La lyrique veut l’accord avec l’autre, le grand ou le petit autre, son cœur aussi nu que celui du poète, sentiments simples et profonds – « Rhénanes » et « Frères humains qui après nous vivez », poèmes de guerre d’Apollinaire et « Ballade des pendus » de Villon.
Et puis il y a, dans cette espèce, cet animal encore plus rare qu’est le poète lyrique et épique – celui que l’on appelait, chez les Grecs, l’aède ; dans la première France, le trouvère ; celui qui, émissaire sans bouc et messager sans mandat, prend en charge, par le mystère de ses mots, voix, corps et présence, la destinée d’un peuple.
Eh bien c’est cela que fait Vakarchuk au peuple ukrainien. Comme Armstrong avec son timbre cassé où le martyre et la résurrection des Noirs américains trouvaient une nostalgique synthèse.
Comme Bono étreignant, une fois pour toutes, dans ses harmonies les plus rauques, le corps ensanglanté de son Irlande aimée.
Comme eux, oui, il accomplit ce miracle de la simplification sans perte qui est le secret de l’aède.
Comme eux, avec le luxe de textures qui est propre au rock, il maîtrise la technique de cet appauvrissement génial, de cette découpe impitoyable dans la graisse de la musique, de cette ascèse, qu’est la production d’une ritournelle parfaite, sommet de chant et de texte, art total et minimal, tournant sur soi tel un oxymore et où s’accroche l’esprit d’un temps, d’une jeunesse, d’un peuple.
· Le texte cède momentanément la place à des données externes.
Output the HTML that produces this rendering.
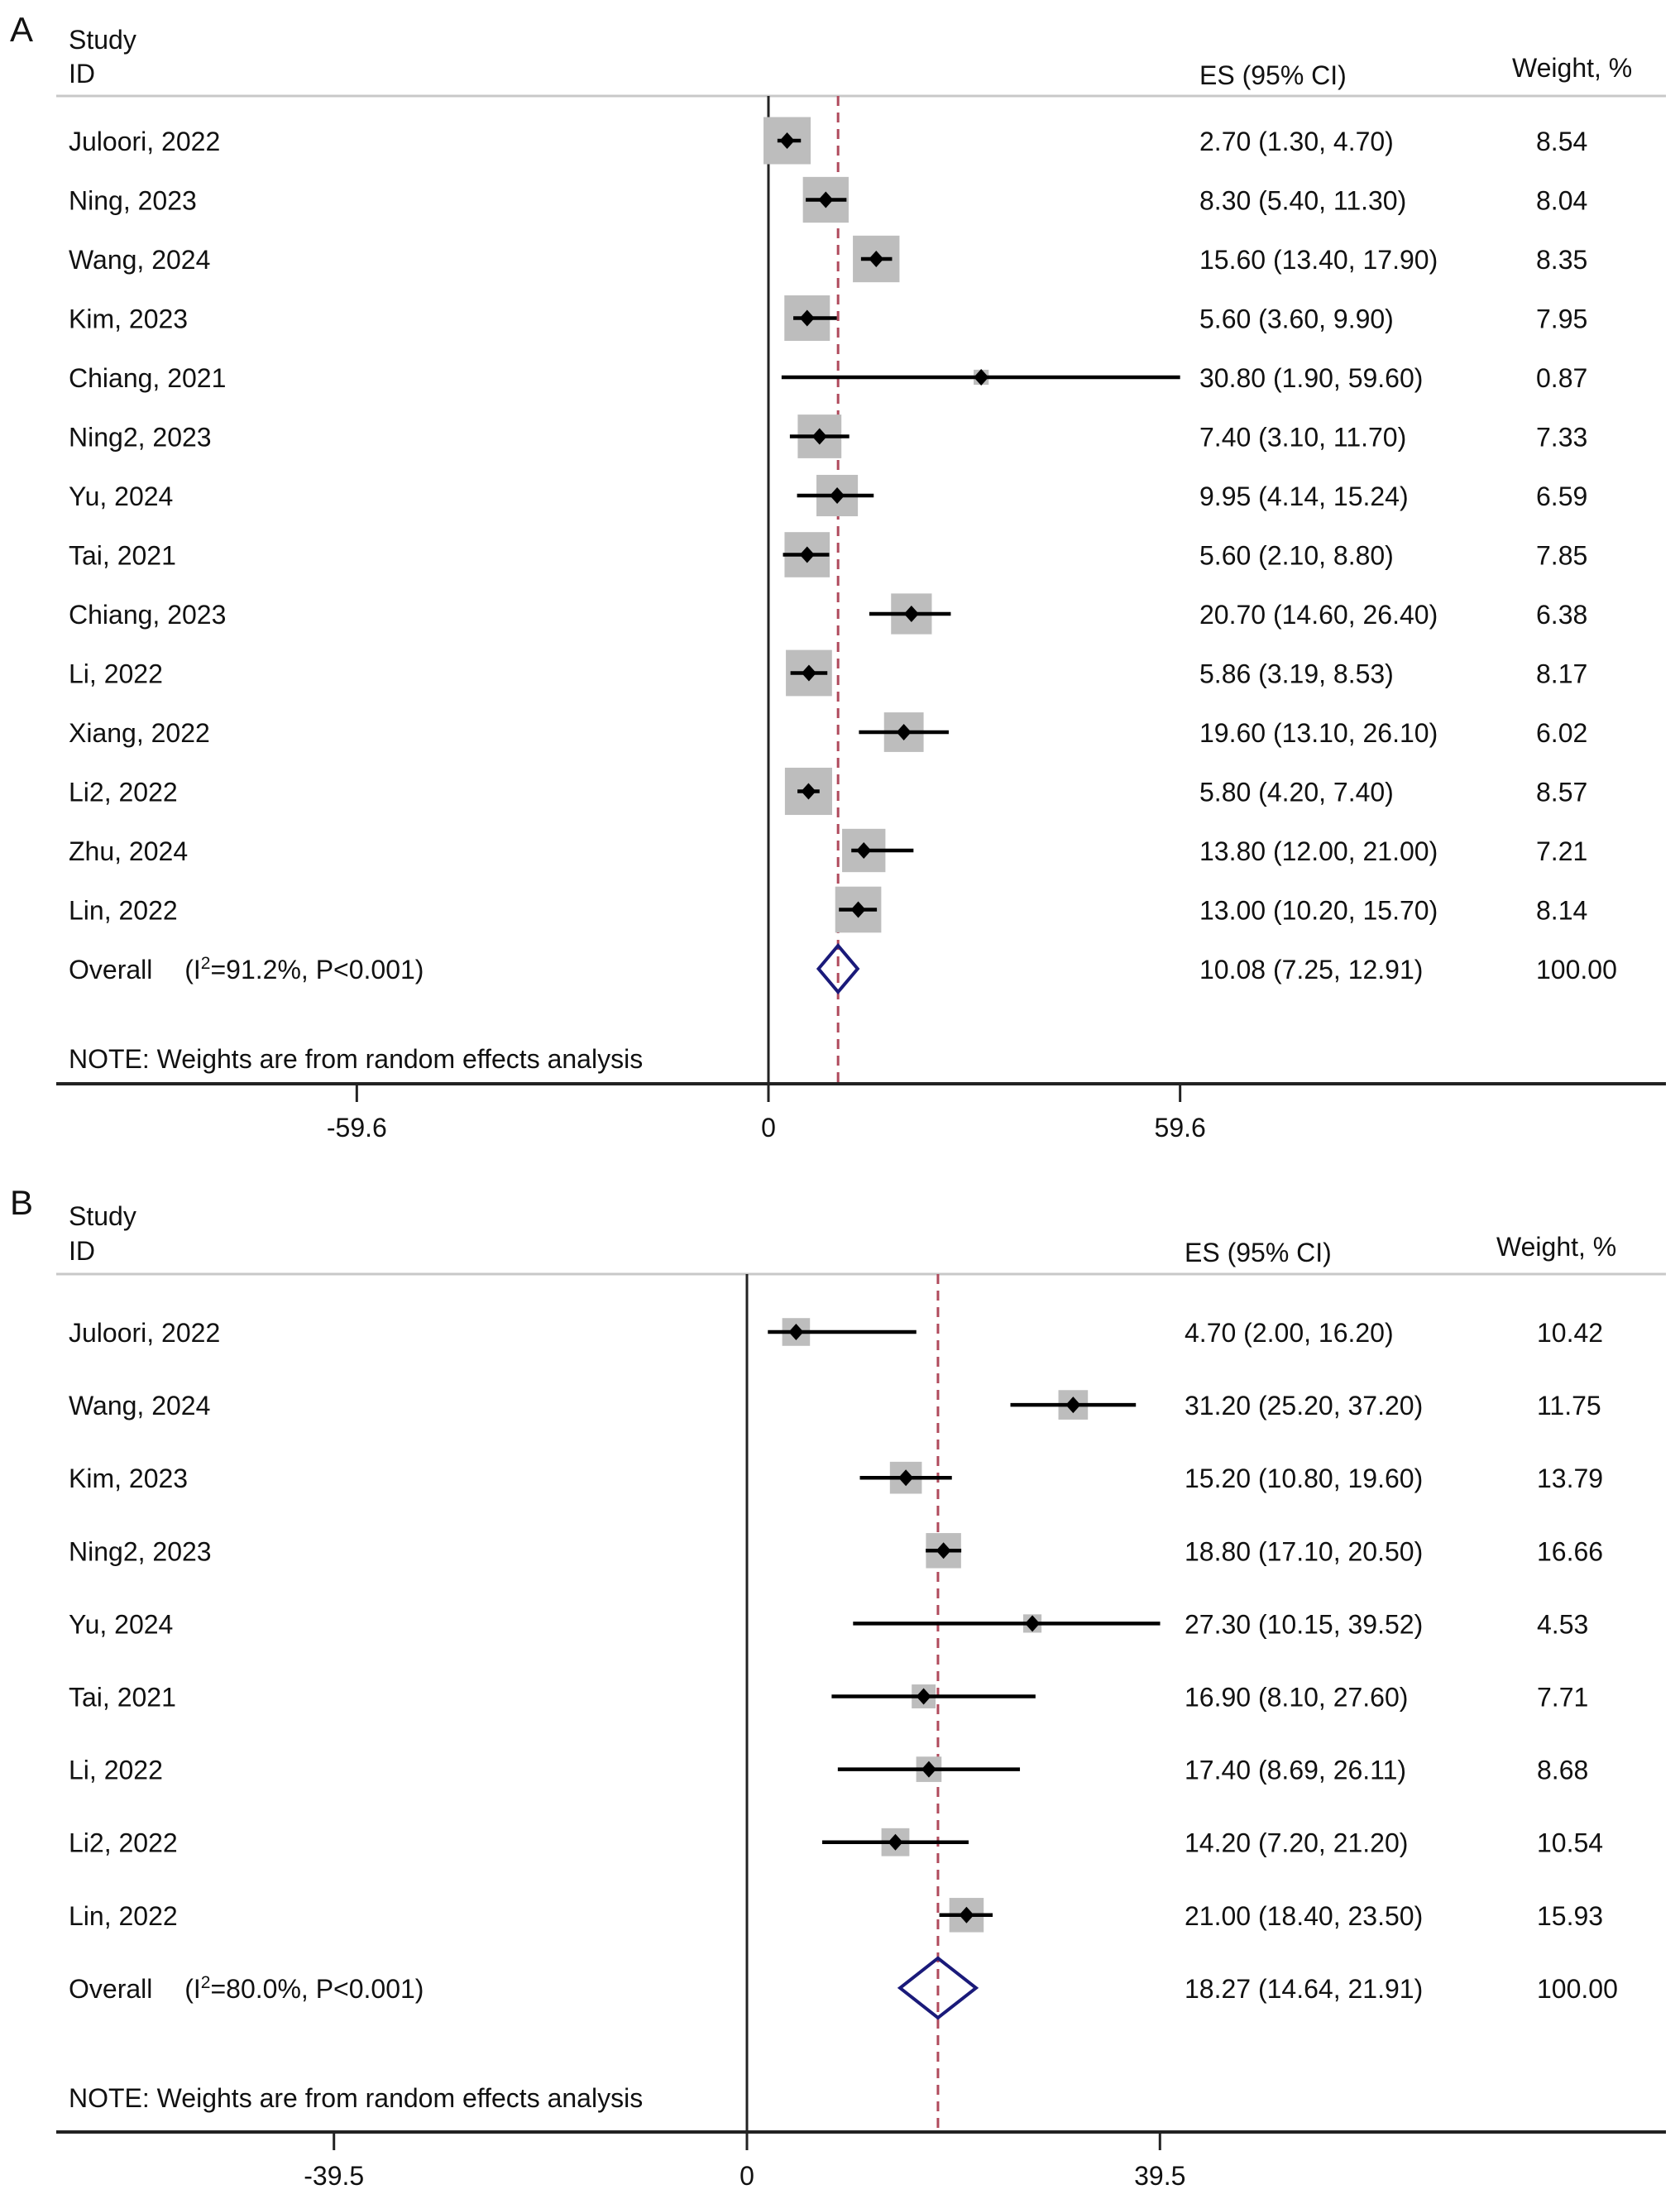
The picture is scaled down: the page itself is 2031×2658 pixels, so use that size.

Rien de nationaliste là-dedans.
Juste un corps qui bondit là où ça sue, saigne et tue.
Juste une voix râpeuse et douce, entre ténor et baryton, avec une couche claire sans vibrato ; une voix qui n’a pas le temps de s’écouter car elle semble, toujours, au bord de casser ; une voix de granit qui, en plus d’aimer et de pleurer, rugit car c’est le rugissement d’un pays vivant et qui s’obstine à vivre.
Et juste un barde qui a choisi – il n’en a pas toujours été ainsi, mais il en est ainsi, aujourd’hui – de ne plus chanter que dans la langue des persécutés, des bombardés, des torturés.